Success, Your Way
If you’re like most riders, you’ve occasionally become frustrated with your apparent lack of progress or lost your perspective on how(or even whether) riding fits into your life. Perhaps you’ve achieved some success, only to find yourself succumbing to the stresses of having to “measure up” instead of savoring your good fortune.
As a sport psychologist, I’ve had the opportunity to work with several U.S. Equestrian Team long-listed dressage riders as well as with a few international-level jumper riders. Although elite riders seem to intuitively understand and use such “mental skills” as goal-setting, visualization and positive self-talk to help them control performance anxiety(“show nerves”). They are just as apt as other riders to struggle with issues related to goal-setting and achievement. In this article, I’ll share strategies that I’ve used to help riders set and reach goals they can live with.
When I worked with some of the long listed riders before the 1996 Olympics, I found that next to coping with the high levels of stress inherent in top-level competition, one of their biggest challenges was dealing with some of the specific stresses of trying to make the team. Reactions ranged from feeling of conflict about significant personal sacrifices, to fear of becoming a more visible target of criticism. It takes a mentally tough competitor to make it at this level, and that includes finding the strength and resilience to regroup when you’re faced with new or unexpected challenges.
My work with some of these riders included a process called values clarification, which entails examining one’s goals and deciding whether the steps needed to attain one’s goals align with one’s ethics and priorities. After going through the process, a few decided that the price of qualifying for the Games was too high for them personally, despite the potential benefit. They discovered that making the team wasn’t worth it to them and that competing in the Olympics was’t their primary reason for riding. The process helped them to reassess and redefine their goals. They were OK with those revised and slightly less lofty aspirations.
If you’ve arrived at the proverbial bend in the road in your own riding career and are feeling inexplicably conflicted about what it’s taking to attain that goal you always thought you wanted to achieve, you too, may benefit from the values clarification process. Make a list of the pros and cons involved in taking that next step. For instance, possible pro might be ” realizing my dream of competing in the championships” or “the chance to study with a famed trainer whom I’ve always admired.” Possible cons might be “time spent away from home and my family” or significant drain on my savings.” Then it’s time to ask yourself a hard question: Will the attainment of your goal be worth the sacrifices? You may decide that the pros outweigh the cons, or you may choose to pull back and be satisfied with what you’ve accomplished instead of forging ahead.
Surmounting a Slump
We’ve all heard of baseball players’ struggling to get out of “slumps”-frustraing periods during which they just can’t seem to perform well, no matter what. Serious riders also can suffer from slumps. During a slump, the rider knows she’s capable of a higher standard of performance but can’t achieve it.
Some slumps are accompanied by boredom or lack of motivation.
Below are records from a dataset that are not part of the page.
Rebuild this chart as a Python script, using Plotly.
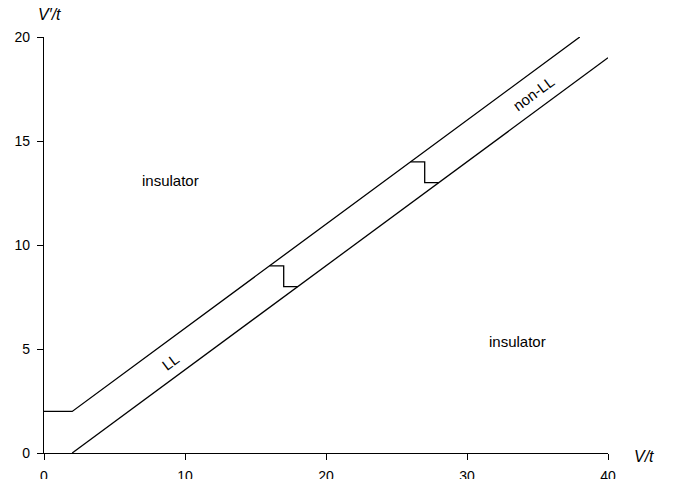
import plotly.graph_objects as go

# Phase boundary lines (V/t, V'/t)
upper_x = [0, 2, 38]
upper_y = [2, 2, 20]
lower_x = [2, 40]
lower_y = [0, 19]
step1_x = [16, 17, 17, 18]
step1_y = [9, 9, 8, 8]
step2_x = [26, 27, 27, 28]
step2_y = [14, 14, 13, 13]

x_ticks = [0, 10, 20, 30, 40]
y_ticks = [0, 5, 10, 15, 20]

labels = ["insulator", "insulator", "LL", "non-LL"]
label_x = [9.0, 33.6, 9.0, 34.7]
label_y = [13.1, 5.35, 4.4, 17.3]
label_angle = [0, 0, -36.4, -36.4]

fig = go.Figure()
line_style = dict(color="black", width=1.3)
for xs, ys in [(upper_x, upper_y), (lower_x, lower_y), (step1_x, step1_y), (step2_x, step2_y)]:
    fig.add_trace(go.Scatter(x=xs, y=ys, mode="lines", line=line_style,
                             cliponaxis=False, showlegend=False, hoverinfo="skip"))

font_main = "Liberation Sans, Arial, sans-serif"
for t, x, y, a in zip(labels, label_x, label_y, label_angle):
    fig.add_annotation(x=x, y=y, text=t, showarrow=False, textangle=a,
                       font=dict(family=font_main, size=15, color="black"))

fig.add_annotation(x=0.0095, y=1.053, xref="paper", yref="paper", text="<i>V′/t</i>",
                   xanchor="center", yanchor="middle",
                   showarrow=False, font=dict(family=font_main, size=16, color="black"))
fig.add_annotation(x=1.064, y=-0.0096, xref="paper", yref="paper", text="<i>V/t</i>",
                   xanchor="center", yanchor="middle",
                   showarrow=False, font=dict(family=font_main, size=16, color="black"))

axis_common = dict(showgrid=False, zeroline=False, showline=True, linecolor="black",
                   linewidth=1.2, ticks="outside", ticklen=6, tickwidth=1.2,
                   tickcolor="black", tickfont=dict(family=font_main, size=14, color="black"),
                   automargin=False, ticklabelstandoff=4)
fig.update_xaxes(range=[0, 40], tickvals=x_ticks, **axis_common)
fig.update_yaxes(range=[0, 20], tickvals=y_ticks, **axis_common)

fig.update_layout(width=666, height=471, plot_bgcolor="white", paper_bgcolor="white",
                  margin=dict(l=36, r=66, t=29, b=26), showlegend=False)

fig.write_html("out.html")
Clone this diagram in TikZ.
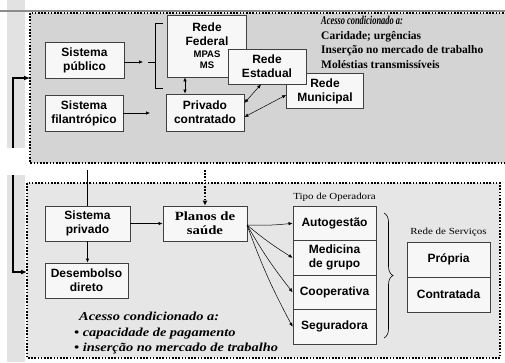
\documentclass[tikz,border=0pt]{standalone}
\usepackage{fontspec}
\setmainfont{Liberation Serif}
\setsansfont{Liberation Sans}
\newfontfamily\wideserif[FakeStretch=1.18]{Liberation Serif}
\newfontfamily\narrowserif[FakeStretch=0.7]{Liberation Serif}
\usetikzlibrary{arrows.meta,decorations.pathreplacing}
\definecolor{upfill}{HTML}{D4D4D4}
\definecolor{lowfill}{HTML}{E6E6E6}
\definecolor{boxfill}{HTML}{F7F7F7}
\definecolor{stripgray}{HTML}{E2E2E2}
\newcommand{\smallsig}[1]{{\fontsize{9.5}{10.5}\selectfont #1}}
\tikzset{
  box/.style={draw=black!75, fill=boxfill, line width=0.8pt, align=center, inner sep=1pt,
    font=\sffamily\bfseries\fontsize{12}{14}\selectfont},
  dotframe/.style={draw=black, line width=1.6pt, dash pattern=on 1.6pt off 1.6pt},
  arr/.style={-{Latex[length=4pt,width=3.5pt]}, line width=0.6pt},
}

\begin{document}
\begin{tikzpicture}[x=1pt, y=-1pt]
		\useasboundingbox (0,0) rectangle (505,362);
		\fill [white] (0,0) rectangle (505,362);
		\fill [stripgray] (7,0) rectangle (25,362);
		\draw [black!45, line width=2.5pt] (0,11) -- (505,11);

		% quadros pontilhados
		\draw [dotframe, fill=upfill] (30,13) rectangle (512,163);
		\draw [dotframe, fill=lowfill] (27,183) rectangle (500,358);

		% setor publico
		\node [box, minimum width=79pt, minimum height=36pt] (pub) at (84.5,60) {Sistema\\público};
		\node [box, minimum width=78pt, minimum height=36pt] (fil) at (84,113) {Sistema\\filantrópico};
		\node [box, minimum width=79pt, minimum height=62pt] (fed) at (207,46)
			{Rede\\Federal\\[-2pt]\smallsig{MPAS}\\[-3pt]\smallsig{MS}};
		\node [box, minimum width=77pt, minimum height=35pt] (mun) at (325,91) {Rede\\Municipal};
		\node [box, minimum width=78pt, minimum height=35pt] (est) at (267,66.5) {Rede\\Estadual};
		\node [box, minimum width=78pt, minimum height=37pt] (priv) at (205,112.5) {Privado\\contratado};

		\node [anchor=north west, align=left, inner sep=0pt,
			font=\bfseries\fontsize{11.5}{14.5}\selectfont] (accup) at (321,16)
			{{\narrowserif\itshape\fontsize{12}{14.5}\selectfont Acesso condicionado a:}\\
			Caridade; urgências\\Inserção no mercado de trabalho\\Moléstias transmissíveis};

		\coordinate (pubend) at (143,62);
		\coordinate (filend) at (150,113);
		\coordinate (brtop) at (155,23);
		\coordinate (brbot) at (155,88);
		\coordinate (brmid) at (155,62);
		\coordinate (fedx) at (185,0);

		\draw [arr] (pub.east |- pubend) -- (pubend);
		\draw [line width=0.6pt] ([xshift=-7pt]brmid) -- (brmid);
		\draw [line width=0.6pt] ([xshift=8pt]brtop) -- (brtop) -- (brbot) -- ([xshift=8pt]brbot);
		\draw [arr] (fil.east |- filend) -- (filend);
		\draw [{Latex[length=4pt,width=3.5pt]}-{Latex[length=4pt,width=3.5pt]}, line width=0.6pt]
			(fedx |- fed.south) -- (fedx |- priv.north);
		\draw [{Latex[length=4pt,width=3.5pt]}-{Latex[length=4pt,width=3.5pt]}, line width=0.5pt]
			([yshift=9.5pt]priv.east) -- ([xshift=-6pt]est.south);
		\draw [{Latex[length=4pt,width=3.5pt]}-{Latex[length=4pt,width=3.5pt]}, line width=0.5pt]
			([yshift=-4.5pt]priv.east) -- ([yshift=-4pt]mun.west);

		% setor privado
		\node [box, minimum width=85pt, minimum height=35pt] (spriv) at (87.5,223.5) {Sistema\\privado};
		\node [box, minimum width=83pt, minimum height=35pt] (desemb) at (86.5,280.5) {Desembolso\\direto};
		\node [box, minimum width=84pt, minimum height=35pt,
			font=\wideserif\bfseries\fontsize{12.5}{14}\selectfont] (planos) at (205,223.5) {Planos de\\saúde};

		\node [box, minimum width=83pt, minimum height=34.5pt] (autog) at (334.5,223.25) {Autogestão};
		\node [box, minimum width=83pt, minimum height=34.5pt] (medic) at (334.5,257.75) {Medicina\\de grupo};
		\node [box, minimum width=83pt, minimum height=34.5pt] (coop) at (334.5,292.25) {Cooperativa};
		\node [box, minimum width=83pt, minimum height=34.5pt] (segur) at (334.5,326.75) {Seguradora};
		\node [font=\wideserif\fontsize{9.3}{11}\selectfont] (tipo) at (334.5,197) {Tipo de Operadora};

		\node [box, minimum width=83pt, minimum height=35pt] (propria) at (448.5,259.5) {Própria};
		\node [box, minimum width=83pt, minimum height=35pt] (contrat) at (448.5,294.5) {Contratada};
		\node [font=\wideserif\fontsize{9.3}{11}\selectfont] (redeserv) at (448.5,232) {Rede de Serviços};

		\node [anchor=north west, align=left, inner sep=0pt,
			font=\wideserif\bfseries\itshape\fontsize{12.2}{15.5}\selectfont] (acclow) at (74,312)
			{\hspace{5pt}Acesso condicionado a:\\• capacidade de pagamento\\• inserção no mercado de trabalho};

		\coordinate (toplin) at (87,170);
		\coordinate (topdot) at (205,170);
		\coordinate (fanst) at (247,225);
		\coordinate (brace1) at (384,213);
		\coordinate (brace2) at (384,338);

		\draw [line width=0.6pt] (toplin) -- (toplin |- spriv.north);
		\draw [-{Latex[length=5pt,width=5pt]}, line width=1.6pt, dash pattern=on 1.6pt off 1.6pt]
			(topdot) -- (planos.north);
		\draw [arr] (spriv.east) -- (planos.west);
		\draw [arr] (spriv.south) -- (spriv.south |- desemb.north);
		\foreach \op in {autog, medic, coop, segur}
			\draw [arr, line width=0.5pt] (fanst) to [bend right=4] (\op.west);
		\draw [decorate, decoration={brace, amplitude=9pt}, line width=0.6pt] (brace1) -- (brace2);

		% conector lateral
		\coordinate (upw) at (30,78);
		\coordinate (low) at (27,272);
		\coordinate (lc1) at (13,78);
		\coordinate (lc2) at (13,272);
		\draw [{Latex[length=6pt,width=5pt]}-{Latex[length=6pt,width=5pt]}, line width=2pt]
			(upw) -- (lc1) -- (lc2) -- (low);
		\fill [white] (0,148) rectangle (28.5,175);

	\end{tikzpicture}
\end{document}
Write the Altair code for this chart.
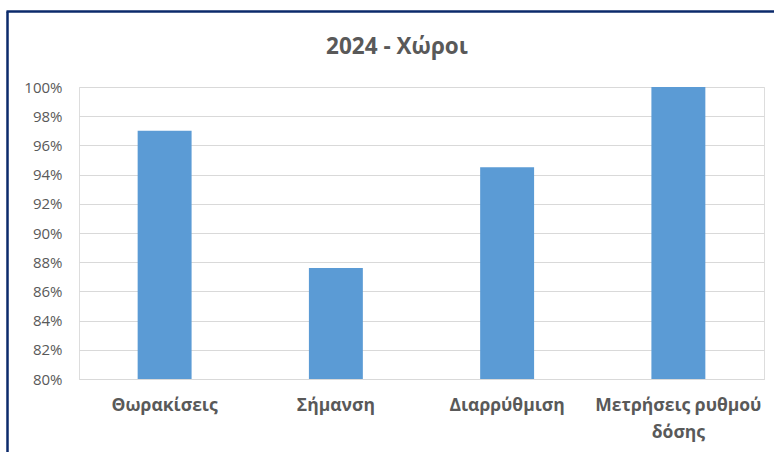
import altair as alt
import pandas as pd

categories = ["Θωρακίσεις", "Σήμανση", "Διαρρύθμιση", "Μετρήσεις ρυθμού δόσης"]
values = [0.970, 0.876, 0.945, 1.000]
y_ticks = [0.80, 0.82, 0.84, 0.86, 0.88, 0.90, 0.92, 0.94, 0.96, 0.98, 1.00]
title_text = ["2024 - Χώροι"]

df = pd.DataFrame({"cat": categories, "val": values})

FONT = "Open Sans"
GRAY = "#595959"

bars = alt.Chart(df).mark_bar(color="#5B9BD5").encode(
    x=alt.X(
        "cat:N",
        sort=categories,
        title=None,
        scale=alt.Scale(paddingInner=0.685, paddingOuter=0.3425),
        axis=alt.Axis(
            labelExpr="length(datum.value) > 20 ? ['Μετρήσεις ρυθμού', 'δόσης'] : datum.value",
            labelAngle=0,
            labelFont=FONT,
            labelFontSize=17.5,
            labelFontWeight="bold",
            labelColor=GRAY,
            labelPadding=17,
            labelLineHeight=27,
            ticks=False,
            domain=True,
            domainColor="#d9d9d9",
            domainWidth=1,
            grid=False,
        ),
    ),
    y=alt.Y(
        "val:Q",
        title=None,
        scale=alt.Scale(domain=[0.8, 1.0], nice=False, zero=False),
        axis=alt.Axis(
            values=y_ticks,
            format=".0%",
            labelFont=FONT,
            labelFontSize=15,
            labelColor=GRAY,
            labelPadding=17,
            ticks=False,
            domain=False,
            grid=True,
            gridColor="#d9d9d9",
            gridWidth=1.2,
        ),
    ),
    y2=alt.datum(0.8),
)

title = alt.Chart(alt.Data(values=[{"t": t} for t in title_text])).mark_text(
    font=FONT, fontSize=22.5, fontWeight="bold", color=GRAY, baseline="middle", align="center"
).encode(text="t:N", x=alt.value(318), y=alt.value(-40))

border_data = alt.Data(values=[{"k": 1}])
left_border = alt.Chart(border_data).mark_rule(color="#0b2a6b", strokeWidth=2.5).encode(
    x=alt.value(-71.5), y=alt.value(-75.5), y2=alt.value(380)
)
top_border = alt.Chart(border_data).mark_rule(color="#0b2a6b", strokeWidth=2.5).encode(
    x=alt.value(-72.5), x2=alt.value(710), y=alt.value(-75.5)
)

chart = alt.layer(bars, title, left_border, top_border).properties(
    width=685,
    height=292,
    autosize=alt.AutoSizeParams(type="none"),
    padding={"left": 79, "top": 87, "right": 10, "bottom": 73},
).configure_view(stroke=None).configure(background="white")

chart.save("out.html", embed_options={"renderer": "svg", "actions": False})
Others are related to life stage changes, during which the rider is reassessing life goals. For instance, what if the rider has fallen in love and has decided that marriage and family are now important? How does she fit those in with her competition schedule?
A slump also can be the result of training too hard for too long, with not enough reward. This phenomenon is called staleness syndrome or classic burnout and happens when, for a long period of time, you get less out of an activity than you put into it. Burnout can even result in clinical depression, with concomitant diminished confidence and motivation.
Some drops in performance are normal and do not necessarily indicate a slump. For example, if you make a significant change in your riding or training-say, in an attempt to eradicate a bad habit or unwanted response-your riding may suffer on the short term as you work to replace ingrained behaviors with new ones. This is part of the normal learning process.
If your discouragement with your performance is insidious and not rooted in a deliberate change in behavior, it can be tricky thing to sort it all out and to come up with a solution. A sport psychologist with clinical expertise can help you sort out the possible causes and can give you strategies for overcoming your slump.